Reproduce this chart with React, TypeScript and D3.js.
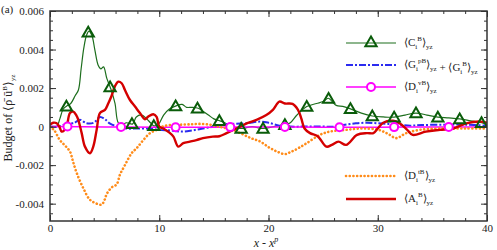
import React, { useRef, useEffect } from "react";
import * as d3 from "d3";

// budget terms along x - x^p
const cX = [0, 0.6, 0.9, 1.2, 1.53, 1.9, 2.3, 2.6, 2.85, 3.1, 3.35, 3.57, 3.85, 4.1, 4.4, 4.65, 4.9, 5.2, 5.58, 5.95, 6.25, 6.6, 7.0, 7.57, 7.9, 8.4, 8.85, 9.2, 9.5, 9.9, 10.4, 10.9, 11.6, 12.1, 12.5, 13.0, 13.57, 14.0, 14.5, 15.0, 15.55, 16.0, 16.6, 17.5, 18.5, 19.5, 20.5, 21.5, 22.0, 22.6, 23.5, 24.4, 25.0, 25.47, 26.2, 26.8, 27.5, 28.5, 29.5, 30.5, 31.5, 32.5, 33.5, 34.5, 35.5, 36.5, 37.5, 38.5, 39.5, 40];
const cV = [0, 0, 0.0004, 0.0009, 0.00107, 0.0012, 0.0016, 0.0019, 0.003, 0.0041, 0.00475, 0.00496, 0.0047, 0.004, 0.0032, 0.003, 0.0031, 0.0025, 0.00194, 0.0012, 0.0002, 0.0001, 0.0002, 0.00014, 0.0005, 0.0006, 0.0004, 0.0002, 0.00004, 0.0001, 0.0006, 0.0009, 0.00109, 0.00115, 0.001, 0.001, 0.00095, 0.0008, 0.0006, 0.0004, 0.0003, 0.0002, 0, -0.0001, 0, -0.0001, 0, 0.0001, 0.0002, 0.0006, 0.00104, 0.0012, 0.0013, 0.00147, 0.0011, 0.00105, 0.00092, 0.0007, 0.00055, 0.0005, 0.00049, 0.0006, 0.0007, 0.0006, 0.00049, 0.00045, 0.0004, 0.0003, 0.0002, 0.0001];

const gX = [0, 0.8, 1.3, 1.8, 2.13, 2.74, 3.35, 4.0, 4.57, 5.0, 5.5, 6.2, 7.0, 8.0, 9.0, 10.0, 11.0, 12.0, 13.0, 14.0, 15.0, 16.0, 17.0, 18.0, 19.2, 20.0, 21.0, 22.0, 23.0, 24.0, 25.0, 26.0, 27.0, 28.0, 29.0, 30.0, 31.0, 32.0, 33.0, 34.0, 36.0, 38.0, 40.0];
const gV = [0, 0, 0.0001, 0.0002, 0.00017, 0.00035, 0.00017, 0.0002, 0.0005, 0.0004, 0.00015, 0, -0.0001, -0.0001, -0.0001, -0.00017, -0.0002, -0.00026, -0.0002, -0.0001, 0, 0.0001, 0.00015, 0.00017, 0.00026, 0.0002, 0.00005, 0, 0, 0, 0, 0, 0.0001, 0.00017, 0.0002, 0.00017, 0.00014, 0.0001, 0.00005, 0.00008, 0.0001, 0.0001, 0.00005];

const dvX = [0, 5, 10, 15, 20, 25, 30, 35, 40];
const dvV = [0.00001, -0.00002, -0.00003, -0.00003, -0.00002, -0.00003, -0.00003, -0.00002, -0.00002];

const dtX = [0, 0.4, 0.9, 1.4, 1.83, 2.1, 2.44, 3.05, 3.66, 4.27, 4.73, 5.0, 5.19, 5.64, 6.1, 6.4, 6.86, 7.47, 7.93, 8.54, 9.15, 9.76, 10.3, 11.0, 12.0, 13.0, 13.7, 14.6, 15.4, 16.2, 17.4, 18.4, 19.25, 20.1, 20.8, 21.5, 22.1, 22.8, 23.5, 24.7, 25.6, 27.1, 28.6, 30.1, 31.0, 31.7, 32.6, 33.85, 35.7, 38, 40];
const dtV = [0, -0.0002, -0.0007, -0.001, -0.0013, -0.0018, -0.0024, -0.0032, -0.0038, -0.004, -0.00405, -0.0038, -0.0035, -0.00316, -0.003, -0.0025, -0.002, -0.00138, -0.00112, -0.0007, -0.00034, -0.00017, 0, 0.00008, 0.0001, 0.00012, 0.00014, 0.0001, 0, -0.0001, -0.00034, -0.0006, -0.00078, -0.0011, -0.0013, -0.00143, -0.0013, -0.0011, -0.00086, -0.00043, -0.00026, -0.00017, -0.0001, -0.00017, -0.0004, -0.0006, -0.00034, -0.00017, -0.0001, -0.0001, -0.0001];

const aX = [0, 0.3, 0.61, 0.85, 1.07, 1.3, 1.52, 1.83, 2.13, 2.4, 2.59, 2.9, 3.2, 3.66, 3.96, 4.27, 4.57, 5.03, 5.33, 5.64, 5.95, 6.25, 6.56, 6.86, 7.32, 7.78, 8.23, 8.69, 9.0, 9.45, 9.76, 10.0, 10.37, 10.9, 11.3, 11.74, 12.2, 12.8, 13.4, 14.0, 14.9, 15.5, 16.16, 17.07, 18.0, 18.9, 19.8, 20.4, 21.0, 21.5, 22.2, 22.7, 23.0, 23.3, 23.8, 24.5, 25.3, 25.8, 26.4, 27.1, 28.1, 29.0, 29.6, 30.0, 30.5, 31.4, 32.0, 32.7, 33.2, 34.4, 35.7, 36.9, 38.1, 39.4, 40];
const aV = [0.0001, 0.0002, 0.00017, 0, -0.00026, -0.0002, 0, 0.0007, 0.00078, 0.0006, 0.00035, -0.00034, -0.00104, -0.00138, -0.00104, -0.00017, 0.0007, 0.00087, 0.0012, 0.0016, 0.0021, 0.00233, 0.00225, 0.0019, 0.00138, 0.00104, 0.0007, 0.00038, 0.00052, 0.00064, 0.0005, 0, -0.0001, -0.0003, -0.00052, -0.00104, -0.00086, -0.00078, -0.0007, -0.0006, -0.00052, -0.0005, -0.00034, -0.0001, 0.00017, 0.00035, 0.0006, 0.00087, 0.0013, 0.0012, 0.00118, 0.00087, 0.00043, -0.0001, -0.00034, -0.0005, -0.00104, -0.00095, -0.00078, -0.00095, -0.00043, -0.00034, -0.00034, -0.0001, 0.0002, 0.0003, 0.00017, -0.00017, -0.00043, -0.00026, -0.00017, -0.0001, 0.00017, 0.00026, 0.0002];

// where the symbols sit on the lines
const triangleX = [1.5, 3.5, 5.5, 7.5, 9.5, 11.5, 13.5, 15.5, 17.5, 19.5, 21.5, 23.5, 25.5, 27.5, 29.5, 31.5, 33.5, 35.5, 37.5, 39.5];
const circleX = [1.6, 6.5, 11.5, 16.5, 21.5, 26.5, 31.5, 36.5];

const xTicks = [0, 10, 20, 30, 40];
const yTicks = [-0.004, -0.002, 0, 0.002, 0.004, 0.006];

const W = 497;
const H = 250;
const m = { left: 50, right: 10, top: 11, bottom: 29 };

function interp(xs, vs, x) {
  const i = Math.max(1, d3.bisectLeft(xs, x));
  const t = (x - xs[i - 1]) / (xs[i] - xs[i - 1]);
  return vs[i - 1] + t * (vs[i] - vs[i - 1]);
}

function App() {
  const svgRef = useRef();

  useEffect(() => {
    const svg = d3.select(svgRef.current);
    svg.selectAll("*").remove();

    const x = d3.scaleLinear().domain([0, 40]).range([m.left, W - m.right]);
    const y = d3.scaleLinear().domain([-0.0049, 0.006]).range([H - m.bottom, m.top]);

    svg.append("defs").append("clipPath").attr("id", "plotclip")
      .append("rect")
      .attr("x", m.left).attr("y", m.top)
      .attr("width", W - m.left - m.right).attr("height", H - m.top - m.bottom);

    const plot = svg.append("g").attr("clip-path", "url(#plotclip)");
    const line = d3.line().curve(d3.curveCatmullRom.alpha(0.5)).x((d) => x(d[0])).y((d) => y(d[1]));
    const pts = (xs, vs) => xs.map((v, i) => [v, vs[i]]);

    const series = [
      { xs: cX, vs: cV, color: "#1d6e1d", w: 1.2, dash: null, cap: "butt" },
      { xs: gX, vs: gV, color: "#2b2bf0", w: 2, dash: "7,2,2,2", cap: "butt" },
      { xs: dvX, vs: dvV, color: "#ff00ff", w: 1.5, dash: null, cap: "butt" },
      { xs: dtX, vs: dtV, color: "#ff8c1a", w: 2.6, dash: "0.1,3.6", cap: "round" },
      { xs: aX, vs: aV, color: "#d40000", w: 2.4, dash: null, cap: "butt" },
    ];
    series.forEach((s) => {
      plot.append("path")
        .attr("d", line(pts(s.xs, s.vs)))
        .attr("fill", "none")
        .attr("stroke", s.color)
        .attr("stroke-width", s.w)
        .attr("stroke-dasharray", s.dash)
        .attr("stroke-linecap", s.cap);
    });

    const tri = d3.symbol().type(d3.symbolTriangle).size(55);
    plot.selectAll(".tri")
      .data(triangleX)
      .join("path")
      .attr("class", "tri")
      .attr("d", tri())
      .attr("transform", (d) => `translate(${x(d)},${y(interp(cX, cV, d)) + 1})`)
      .attr("fill", "none")
      .attr("stroke", "#0a5c0a")
      .attr("stroke-width", 2);

    plot.selectAll(".circ")
      .data(circleX)
      .join("circle")
      .attr("class", "circ")
      .attr("cx", (d) => x(d))
      .attr("cy", (d) => y(interp(dvX, dvV, d)))
      .attr("r", 4)
      .attr("fill", "white")
      .attr("stroke", "#ff00ff")
      .attr("stroke-width", 2);

    // axes, ticks pointing inward on all four sides
    const fmt = (d) => (d === 0 ? "0" : d.toFixed(3));
    const minorX = d3.range(0, 40.01, 2);
    const minorY = d3.range(-0.0045, 0.0060001, 0.0005);
    const styleAxis = (g) => {
      g.select(".domain").remove();
      g.selectAll("line").attr("stroke", "#333").attr("stroke-width", 1);
      g.selectAll("text").attr("font-family", "Liberation Serif, serif").attr("font-size", 11).attr("fill", "#222");
    };
    svg.append("g").attr("transform", `translate(0,${H - m.bottom})`)
      .call(d3.axisBottom(x).tickValues(minorX).tickSize(-3).tickFormat(() => "")).call(styleAxis);
    svg.append("g").attr("transform", `translate(0,${H - m.bottom})`)
      .call(d3.axisBottom(x).tickValues(xTicks).tickSize(-6).tickPadding(3)).call(styleAxis);
    svg.append("g").attr("transform", `translate(0,${m.top})`)
      .call(d3.axisTop(x).tickValues(minorX).tickSize(-3).tickFormat(() => "")).call(styleAxis);
    svg.append("g").attr("transform", `translate(0,${m.top})`)
      .call(d3.axisTop(x).tickValues(xTicks).tickSize(-6).tickFormat(() => "")).call(styleAxis);
    svg.append("g").attr("transform", `translate(${m.left},0)`)
      .call(d3.axisLeft(y).tickValues(minorY).tickSize(-3).tickFormat(() => "")).call(styleAxis);
    svg.append("g").attr("transform", `translate(${m.left},0)`)
      .call(d3.axisLeft(y).tickValues(yTicks).tickSize(-6).tickPadding(6).tickFormat(fmt)).call(styleAxis);
    svg.append("g").attr("transform", `translate(${W - m.right},0)`)
      .call(d3.axisRight(y).tickValues(minorY).tickSize(-3).tickFormat(() => "")).call(styleAxis);
    svg.append("g").attr("transform", `translate(${W - m.right},0)`)
      .call(d3.axisRight(y).tickValues(yTicks).tickSize(-6).tickFormat(() => "")).call(styleAxis);

    svg.append("rect")
      .attr("x", m.left).attr("y", m.top)
      .attr("width", W - m.left - m.right).attr("height", H - m.top - m.bottom)
      .attr("fill", "none").attr("stroke", "#333").attr("stroke-width", 1.5);

    // legend
    const legend = [
      { s: 0, y: 43, sym: "tri", base: "C", sup: "B", mid: 371 },
      { s: 1, y: 65, sym: null, base: "G", sup: "pB", extra: true },
      { s: 2, y: 87, sym: "circ", base: "D", sup: "vB", mid: 371 },
      { s: 3, y: 176, sym: null, base: "D", sup: "tB" },
      { s: 4, y: 199, sym: null, base: "A", sup: "B" },
    ];
    const serif = "Liberation Serif, serif";
    const bracket = (t, base, sup) => {
      t.append("tspan").text("\u27E8" + base);
      t.append("tspan").attr("font-size", 7).attr("dy", 3).text("i");
      t.append("tspan").attr("font-size", 7).attr("dy", -8).attr("dx", 0).text(sup);
      t.append("tspan").attr("dy", 5).text("\u27E9");
      t.append("tspan").attr("font-size", 7).attr("dy", 3).text("yz");
      t.append("tspan").attr("dy", -3).text("");
    };
    legend.forEach((l) => {
      const s = series[l.s];
      svg.append("line")
        .attr("x1", 346).attr("x2", 396).attr("y1", l.y).attr("y2", l.y)
        .attr("stroke", s.color).attr("stroke-width", s.w)
        .attr("stroke-dasharray", s.dash).attr("stroke-linecap", s.cap);
      if (l.sym === "tri") {
        svg.append("path").attr("d", tri()).attr("transform", `translate(${l.mid},${l.y})`)
          .attr("fill", "none").attr("stroke", "#0a5c0a").attr("stroke-width", 2);
      }
      if (l.sym === "circ") {
        svg.append("circle").attr("cx", l.mid).attr("cy", l.y).attr("r", 4)
          .attr("fill", "white").attr("stroke", "#ff00ff").attr("stroke-width", 2);
      }
      const t = svg.append("text").attr("x", 404).attr("y", l.y + 3)
        .attr("font-family", serif).attr("font-size", 11).attr("fill", "#222");
      bracket(t, l.base, l.sup);
      if (l.extra) {
        t.append("tspan").text(" + ");
        bracket(t, "G", "B");
      }
    });

    // axis titles
    const xt = svg.append("text").attr("x", 266).attr("y", 247)
      .attr("text-anchor", "middle").attr("font-family", serif).attr("font-size", 12).attr("fill", "#222");
    xt.append("tspan").attr("font-style", "italic").text("x");
    xt.append("tspan").text(" - ");
    xt.append("tspan").attr("font-style", "italic").text("x");
    xt.append("tspan").attr("font-size", 8).attr("dy", -5).attr("font-style", "italic").text("p");

    const yt = svg.append("text")
      .attr("transform", "translate(12,118) rotate(-90)")
      .attr("text-anchor", "middle").attr("font-family", serif).attr("font-size", 12).attr("fill", "#222");
    yt.append("tspan").text("Budget of \u27E8\u03C1\u0304 u\u0304");
    yt.append("tspan").attr("font-size", 7).attr("dy", -5).text("B");
    yt.append("tspan").attr("dy", 5).text("\u27E9");
    yt.append("tspan").attr("font-size", 7).attr("dy", 3).text("yz");

    svg.append("text").attr("x", 1).attr("y", 13)
      .attr("font-family", serif).attr("font-size", 11).attr("fill", "#222").text("(a)");
  }, []);

  return (
    <svg
      ref={svgRef}
      width={W}
      height={H}
      style={{ position: "absolute", left: 0, top: 0, background: "white" }}
    ></svg>
  );
}

export default App;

◆ **Aim of the exercise**
Each line from the top of the material through the line containing "import * as" should be reproduced exactly; please drop any images.

◆ **The result**
Reproduce this chart with React, TypeScript and D3.js.
import React, { useRef, useEffect } from "react";
import * as d3 from "d3";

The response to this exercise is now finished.